**GIVEN INFORMATION**
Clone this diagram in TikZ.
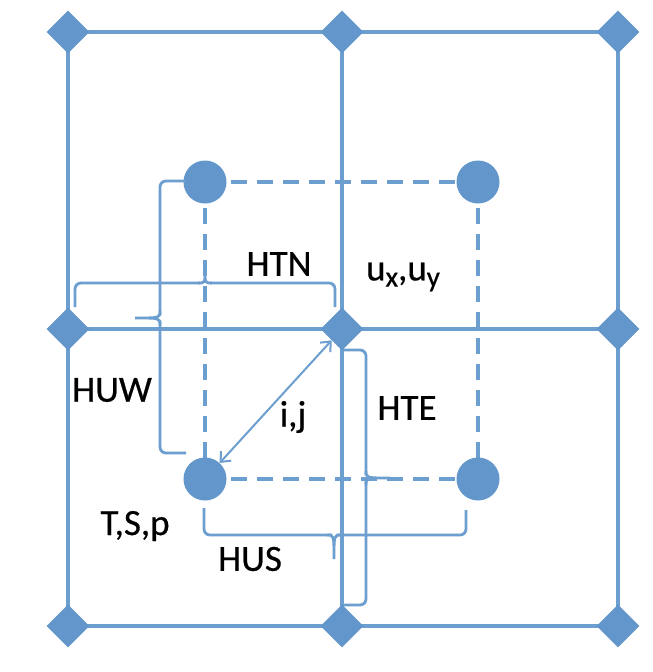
\documentclass[tikz,border=0pt]{standalone}
\usepackage{fontspec}
\setmainfont{Carlito}
\newfontfamily\labfont[FakeBold=0.6]{Carlito}
\usetikzlibrary{shapes.geometric,arrows.meta,backgrounds}
\definecolor{gblue}{RGB}{99,150,202}
\definecolor{lblue}{RGB}{108,158,208}
\begin{document}
\begin{tikzpicture}[x=1pt,y=-1pt,
  gridpt/.style={diamond,fill=gblue,inner sep=0pt,minimum width=43pt,minimum height=43pt},
  cellpt/.style={circle,fill=gblue,inner sep=0pt,minimum size=43pt},
  gridline/.style={draw=lblue,line width=3.2pt},
  cellline/.style={draw=lblue,line width=3.2pt,dash pattern=on 16pt off 10pt},
  bracestyle/.style={draw=lblue,line width=2.8pt,rounded corners=6pt},
  tipstyle/.style={draw=lblue,line width=2.8pt},
  lab/.style={font=\labfont\fontsize{37}{40}\selectfont,text=black,inner sep=0pt}]
\useasboundingbox (0,0) rectangle (653,672);
% grid points
\node[gridpt] (g11) at (68,32) {};
\node[gridpt] (g21) at (342,32) {};
\node[gridpt] (g31) at (618,32) {};
\node[gridpt] (g12) at (68,329) {};
\node[gridpt] (g22) at (342,329) {};
\node[gridpt] (g32) at (618,329) {};
\node[gridpt] (g13) at (68,626) {};
\node[gridpt] (g23) at (342,626) {};
\node[gridpt] (g33) at (618,626) {};
% cell centres
\node[cellpt] (c1) at (205,182) {};
\node[cellpt] (c2) at (478,182) {};
\node[cellpt] (c3) at (205,479) {};
\node[cellpt] (c4) at (478,479) {};
\begin{pgfonlayer}{background}
\fill[white] (0,0) rectangle (653,672);
\path[gridline] (g11.center) -- (g21.center) -- (g31.center);
\path[gridline] (g12.center) -- (g22.center) -- (g32.center);
\path[gridline] (g13.center) -- (g23.center) -- (g33.center);
\path[gridline] (g11.center) -- (g12.center) -- (g13.center);
\path[gridline] (g21.center) -- (g22.center) -- (g23.center);
\path[gridline] (g31.center) -- (g32.center) -- (g33.center);
\path[cellline] (c1.center) -- (c2.center);
\path[cellline] (c3.center) -- (c4.center);
\path[cellline] (c1.center) -- (c3.center);
\path[cellline] (c2.center) -- (c4.center);
\end{pgfonlayer}
% braces
% HTN (top, tip up)
\path[bracestyle] (75,307) -- (75,283) -- (200,283);
\path[tipstyle] (198,283) .. controls (205,283) .. (205,271) .. controls (205,283) .. (212,283);
\path[bracestyle] (210,283) -- (335,283) -- (335,307);
% HUW (left, tip left)
\path[bracestyle] (186,181) -- (160,181) -- (160,315);
\path[tipstyle] (160,311) .. controls (160,318) .. (135,318) .. controls (160,318) .. (160,325);
\path[bracestyle] (160,321) -- (160,453) -- (186,453);
% HTE (right, tip right)
\path[bracestyle] (344,350) -- (366,350) -- (366,475);
\path[tipstyle] (366,471) .. controls (366,478) .. (390,478) .. controls (366,478) .. (366,485);
\path[bracestyle] (366,481) -- (366,605) -- (344,605);
% HUS (bottom, tip down)
\path[bracestyle] (204,508) -- (204,535) -- (332,535);
\path[tipstyle] (327,535) .. controls (334,535) .. (334,559) .. controls (334,535) .. (341,535);
\path[bracestyle] (337,535) -- (466,535) -- (466,510);
% arrow
\draw[draw=lblue,line width=2pt,{Straight Barb[length=8pt,width=14pt]}-{Straight Barb[length=8pt,width=14pt]}]
  (c3) -- (g22);
% labels
\node[lab] (htn) at (279,264) {HTN};
\node[lab] (uxy) at (403,277) {u\raisebox{-0.35ex}{\fontsize{29}{31}\selectfont x},u\raisebox{-0.35ex}{\fontsize{29}{31}\selectfont y}};
\node[lab] (huw) at (112,390) {HUW};
\node[lab] (ij) at (293,417) {i,j};
\node[lab] (hte) at (407,408) {HTE};
\node[lab] (tsp) at (135,526) {T,S,p};
\node[lab] (hus) at (250,559) {HUS};
\end{tikzpicture}
\end{document}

**TASK REQUIREMENTS**
Pictures excluded, quote all the data above exactly.

**THE SOLUTION**
Clone this diagram in TikZ.
\documentclass[tikz,border=0pt]{standalone}
\usepackage{fontspec}
\setmainfont{Carlito}
\newfontfamily\labfont[FakeBold=0.6]{Carlito}
\usetikzlibrary{shapes.geometric,arrows.meta,backgrounds}
\definecolor{gblue}{RGB}{99,150,202}
\definecolor{lblue}{RGB}{108,158,208}
\begin{document}
\begin{tikzpicture}[x=1pt,y=-1pt,
  gridpt/.style={diamond,fill=gblue,inner sep=0pt,minimum width=43pt,minimum height=43pt},
  cellpt/.style={circle,fill=gblue,inner sep=0pt,minimum size=43pt},
  gridline/.style={draw=lblue,line width=3.2pt},
  cellline/.style={draw=lblue,line width=3.2pt,dash pattern=on 16pt off 10pt},
  bracestyle/.style={draw=lblue,line width=2.8pt,rounded corners=6pt},
  tipstyle/.style={draw=lblue,line width=2.8pt},
  lab/.style={font=\labfont\fontsize{37}{40}\selectfont,text=black,inner sep=0pt}]
\useasboundingbox (0,0) rectangle (653,672);
% grid points
\node[gridpt] (g11) at (68,32) {};
\node[gridpt] (g21) at (342,32) {};
\node[gridpt] (g31) at (618,32) {};
\node[gridpt] (g12) at (68,329) {};
\node[gridpt] (g22) at (342,329) {};
\node[gridpt] (g32) at (618,329) {};
\node[gridpt] (g13) at (68,626) {};
\node[gridpt] (g23) at (342,626) {};
\node[gridpt] (g33) at (618,626) {};
% cell centres
\node[cellpt] (c1) at (205,182) {};
\node[cellpt] (c2) at (478,182) {};
\node[cellpt] (c3) at (205,479) {};
\node[cellpt] (c4) at (478,479) {};
\begin{pgfonlayer}{background}
\fill[white] (0,0) rectangle (653,672);
\path[gridline] (g11.center) -- (g21.center) -- (g31.center);
\path[gridline] (g12.center) -- (g22.center) -- (g32.center);
\path[gridline] (g13.center) -- (g23.center) -- (g33.center);
\path[gridline] (g11.center) -- (g12.center) -- (g13.center);
\path[gridline] (g21.center) -- (g22.center) -- (g23.center);
\path[gridline] (g31.center) -- (g32.center) -- (g33.center);
\path[cellline] (c1.center) -- (c2.center);
\path[cellline] (c3.center) -- (c4.center);
\path[cellline] (c1.center) -- (c3.center);
\path[cellline] (c2.center) -- (c4.center);
\end{pgfonlayer}
% braces
% HTN (top, tip up)
\path[bracestyle] (75,307) -- (75,283) -- (200,283);
\path[tipstyle] (198,283) .. controls (205,283) .. (205,271) .. controls (205,283) .. (212,283);
\path[bracestyle] (210,283) -- (335,283) -- (335,307);
% HUW (left, tip left)
\path[bracestyle] (186,181) -- (160,181) -- (160,315);
\path[tipstyle] (160,311) .. controls (160,318) .. (135,318) .. controls (160,318) .. (160,325);
\path[bracestyle] (160,321) -- (160,453) -- (186,453);
% HTE (right, tip right)
\path[bracestyle] (344,350) -- (366,350) -- (366,475);
\path[tipstyle] (366,471) .. controls (366,478) .. (390,478) .. controls (366,478) .. (366,485);
\path[bracestyle] (366,481) -- (366,605) -- (344,605);
% HUS (bottom, tip down)
\path[bracestyle] (204,508) -- (204,535) -- (332,535);
\path[tipstyle] (327,535) .. controls (334,535) .. (334,559) .. controls (334,535) .. (341,535);
\path[bracestyle] (337,535) -- (466,535) -- (466,510);
% arrow
\draw[draw=lblue,line width=2pt,{Straight Barb[length=8pt,width=14pt]}-{Straight Barb[length=8pt,width=14pt]}]
  (c3) -- (g22);
% labels
\node[lab] (htn) at (279,264) {HTN};
\node[lab] (uxy) at (403,277) {u\raisebox{-0.35ex}{\fontsize{29}{31}\selectfont x},u\raisebox{-0.35ex}{\fontsize{29}{31}\selectfont y}};
\node[lab] (huw) at (112,390) {HUW};
\node[lab] (ij) at (293,417) {i,j};
\node[lab] (hte) at (407,408) {HTE};
\node[lab] (tsp) at (135,526) {T,S,p};
\node[lab] (hus) at (250,559) {HUS};
\end{tikzpicture}
\end{document}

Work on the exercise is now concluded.